On Fri, 8 Apr 2022 at 18:29, Malthe <mbo...@gmail.com> wrote:
>
> This is an idea which has been brought up before, sometimes introduced
> as "heresy". But an interesting twist has surfaced now which is
> typing.
>
> But firstly, let me present the idea. It is very simple, that Python
> should have declarative imports, usable anywhere using a simple
> syntax, @<dotted-name>.
>
> For example, `some_regex = @re.compile(...)`.
>
> What happens then is that before anything else in that module, that
> symbol is imported:
>
>     from re import compile as _mangled_re_compile
>
> It must be the very first thing (hoisting) because when else would it
> happen?

JavaScript has this feature. ES6 modules are always imported
declaratively and always before the rest of the script is executed.

It is *extremely* annoying. Most of the time, it behaves the same way
as Python's dynamic imports, but any time it doesn't, the "imports
before the rest of the code" feature is nothing but hassle.

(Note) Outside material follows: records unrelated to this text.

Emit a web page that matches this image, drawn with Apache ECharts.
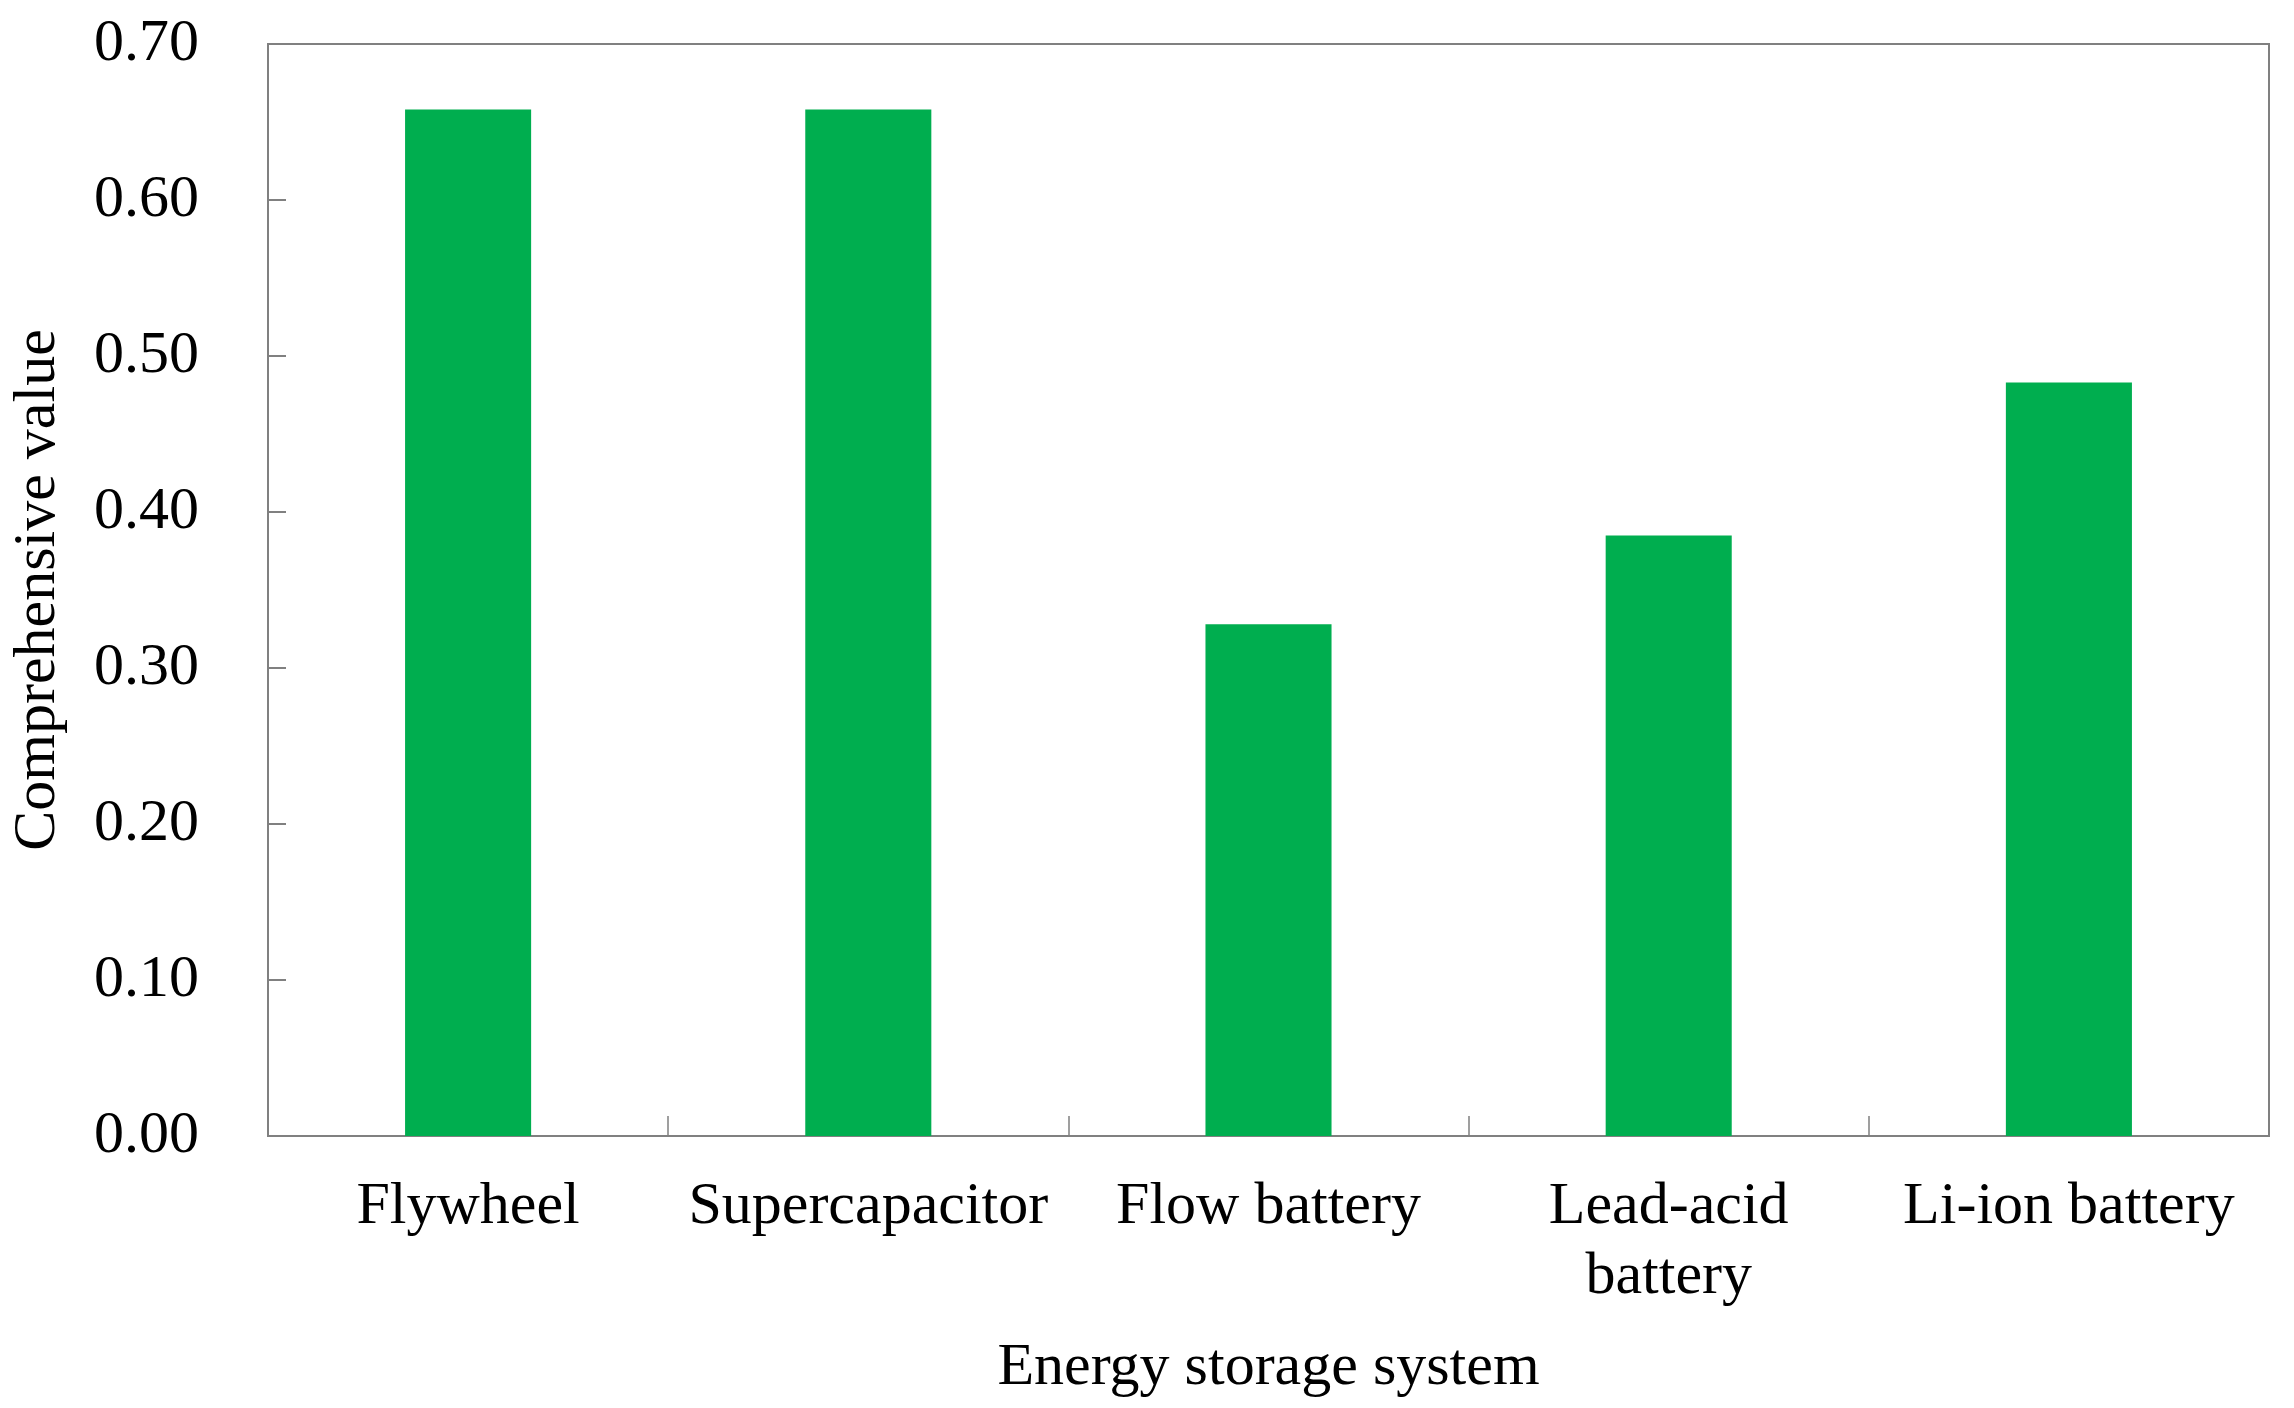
<!DOCTYPE html>
<html>
<head>
<meta charset="utf-8">
<script src="https://cdn.jsdelivr.net/npm/echarts@6/dist/echarts.min.js"></script>
<style>
html,body{margin:0;padding:0;background:#fff;}
#c{width:2294px;height:1408px;}
</style>
</head>
<body>
<div id="c"></div>
<script>
const categories = ['Flywheel', 'Supercapacitor', 'Flow battery', 'Lead-acid\nbattery', 'Li-ion battery'];
const values = [0.658, 0.658, 0.328, 0.385, 0.483];
const xAxisTitle = 'Energy storage system';
const yAxisTitle = 'Comprehensive value';

const FONT = "'Liberation Serif', 'Times New Roman', serif";
const chart = echarts.init(document.getElementById('c'), null, {renderer: 'canvas'});
chart.setOption({
  animation: false,
  backgroundColor: '#ffffff',
  grid: {
    left: 262, right: 25, top: 44, bottom: 272,
    show: true, borderColor: '#808080', borderWidth: 2, containLabel: false
  },
  xAxis: {
    type: 'category',
    data: categories,
    boundaryGap: true,
    name: xAxisTitle,
    nameLocation: 'middle',
    nameGap: 202,
    nameTextStyle: {fontFamily: FONT, fontSize: 60, color: '#000'},
    axisLine: {lineStyle: {color: '#808080', width: 2}},
    axisTick: {show: true, inside: true, length: 20, alignWithLabel: false, lineStyle: {color: '#808080', width: 1.5}},
    axisLabel: {interval: 0, margin: 36, fontFamily: FONT, fontSize: 60, color: '#000', lineHeight: 70},
    splitLine: {show: false}
  },
  yAxis: {
    type: 'value',
    min: 0, max: 0.7, interval: 0.1,
    name: yAxisTitle,
    nameLocation: 'middle',
    nameGap: 200,
    nameRotate: 90,
    nameTextStyle: {fontFamily: FONT, fontSize: 60, color: '#000'},
    axisLine: {show: true, lineStyle: {color: '#808080', width: 2}},
    axisTick: {show: true, inside: true, length: 18, lineStyle: {color: '#808080', width: 2}},
    axisLabel: {margin: 69, fontFamily: FONT, fontSize: 60, color: '#000', formatter: v => v.toFixed(2)},
    splitLine: {show: false}
  },
  series: [{
    type: 'bar',
    data: values,
    barWidth: '31.5%',
    itemStyle: {color: '#00AE4F'}
  }]
});
</script>
</body>
</html>
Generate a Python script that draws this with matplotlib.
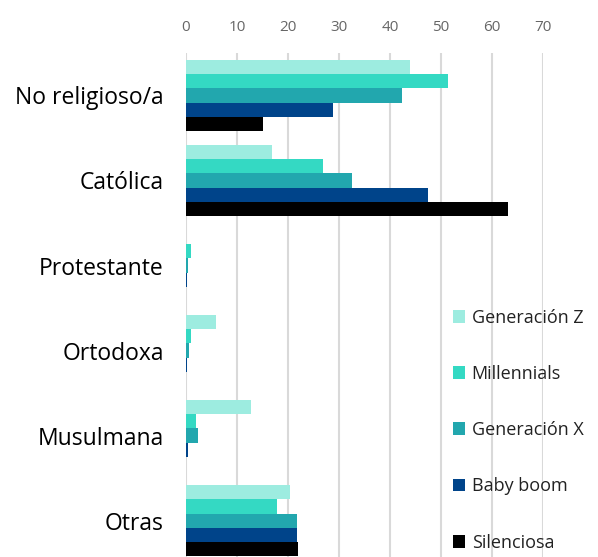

Here's an alternative: Have a whitelist of modules that you make use
of in this way. Any time you refer to a name that's on that whitelist
and doesn't have an assigned meaning in the module, insert an import
statement at the top of the script. It's not too hard to set up your
editor to be able to do this (eg in SciTE, I can press Ctrl+1 to
quickly run a script; a lot of editors let you configure a code
formatter that runs automatically on save, which would also work), and
then you retain full control of exactly where the importing happens.